This recipe puts me three-quarters of the way through the book! Who'd have thunk I'd still be ploughing through it!?
The fourth and final eel recipe from the book just in time for Good Friday, hopefully it will be better than the third which was a disaster…Eel pies or pasties are a food that has a very long history in Britain. Sometimes they were just simply unskinned eels, herbs, spices and water covered with a ‘coffin’ of pastry, probably eaten as a stew rather like water-souchy; the pastry simply serving as a vessel within which to cook the fish. The earliest mention of eel pie I have found comes from an article by A. Peripatetic in a 19th Century periodical called London Society:
East-Farleigh lies in the hundred of Maidston, and was given to the prior and monks of Christ-Church in Canterbury, by Ediva the Queen, mother of the two kings Eadred and Edmund in the year 941, and was…to find the convent with eel-pies.
Eels are associated the most with London and there is a great old proverb that I discovered is used in Shakespeare’s King Lear, which I can really relate to:
Lear: Oh me, my heart, my rising heart! but down.
Fool: Cry to it, nuncle, as the cockney did to the eels, when she put
Them i’the paste alive; she rapt ‘em o’the coxcombs with a stick,
And cry’d, Down, wantons, down!
In other words, she was so squeamish about killing the eels for her pie, she tried to bake them alive, making the whole situation worse and much more stressful than it would have been had she killed them. The first time I made eel I had to do away with them myself and it was pretty distressing (see here).King Lear and Fool
I’m quite glad to have come to the end of the eel recipes to be honest because I was starting to feel rather guilty about eating a fish whose numbers have been in sharp decline. Anyways, if you do come across an eel for sale you may as well purchase it and turn it into a little piece of history as I did:
The first thing you need to make is the pastry – an unusual one using grated butter and cream that is somewhere between a flaky pastry and a shortcrust.
Place a block of butter in the freezer until it is well-chilled, but not frozen. Meanwhile measure out 6 ounces of flour and mix in a good pinch of salt. Next grate the butter over your kitchen scales until you have 3 ounces and add this to the flour.

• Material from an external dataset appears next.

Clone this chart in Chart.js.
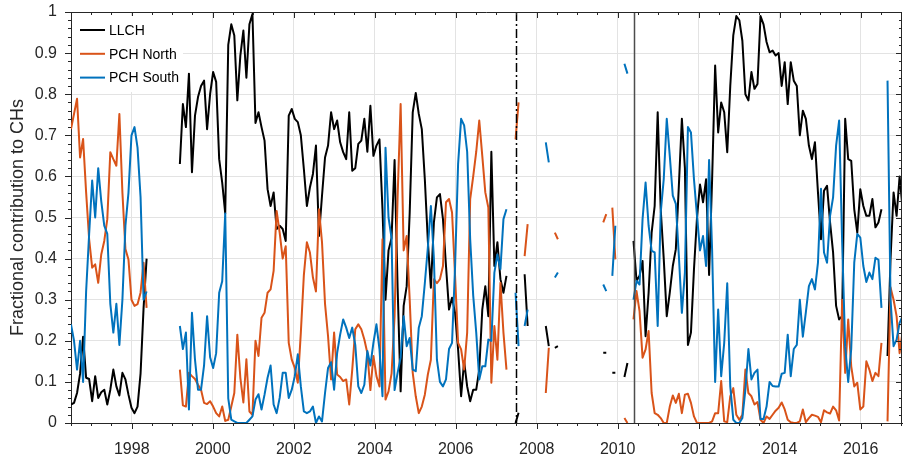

Add enough cream – use either single or soured – or water to form a good soft dough, stirring in your liquid of choice at first with a knife then bringing it together with your hands. I noticed that the flour required more cream than it would have needed if using water. Cover and chill in the fridge for at least an hour. A note to Americans: Soured cream in the USA is far too thick as an option, so go for something like half-and-half or heavy cream.
Peel and finely chop four shallots and soften them slowly in butter in a wide shallow pan. When cooked, tip them into a shallow pie dish or plate with a capacity of around 2 pints.
Now prepare the eels, you need 1 ½ pounds altogether (if your eels are alive, have a gander at this post and also this one, for the good it’ll do you). The best way to skin them I have found is to cut around the base of the neck, then hold down the head firmly with a dry cloth and pull the skin off in one long piece with a pair of pliers like a slender stocking. Trim the thin ends of the tails and add them to a pan along with the heads to 18 fluid ounces of chicken or fish stock, and simmer them together for around 20 minutes. In the meantime cut the eels into one inch pieces.
Coat the eel pieces in seasoned flour and fry them, in batches if necessary, browning them well. Add more butter if need be. Scatter the eel pieces over the shallots and deglaze the pan with the eel-flavoured stock, and reduce it by about a half, then add 2 tablespoons of medium dry sherry and 5 fluid ounces of double cream. Boil for 2 more minutes before adding ½ teaspoon of thyme and 3 tablespoons of chopped parsley. Season with salt, pepper and lemon juice. Add a further tablespoon of sherry if you fancy. Pour the sauce over the eels and allow the whole thing to cool.
Peel and slice two hardboiled eggs and scatter them over the eel, then roll out your pastry, gluing it to the rim of the dish with some more cream. Add a hole or a slit for the steam to escape and decorate with the trimmings - I went with a very complex eel motif of my own design. Glaze with cream and bake at 220⁰C (425⁰F) until the pastry has turned an appetising shade of brown – around 10 or 15 minutes, then turn down the heat to 180⁰ (350⁰F) for 20 minutes.
Grigson suggests serving the pie with peas or a chicory salad, though I just went with a mixed salad.
#337 Eel Pie. A very good recipe this one – especially if you are a newcomer to eel. The sauce was nice rich, and the eel tender. The good thing about eel is that it has a very simple anatomy so the bones are fairly easy to find and remove. The sauce was a little too thick and overpowered the delicately-flavoured eel a bit. It deserves a healthy 6.5/10.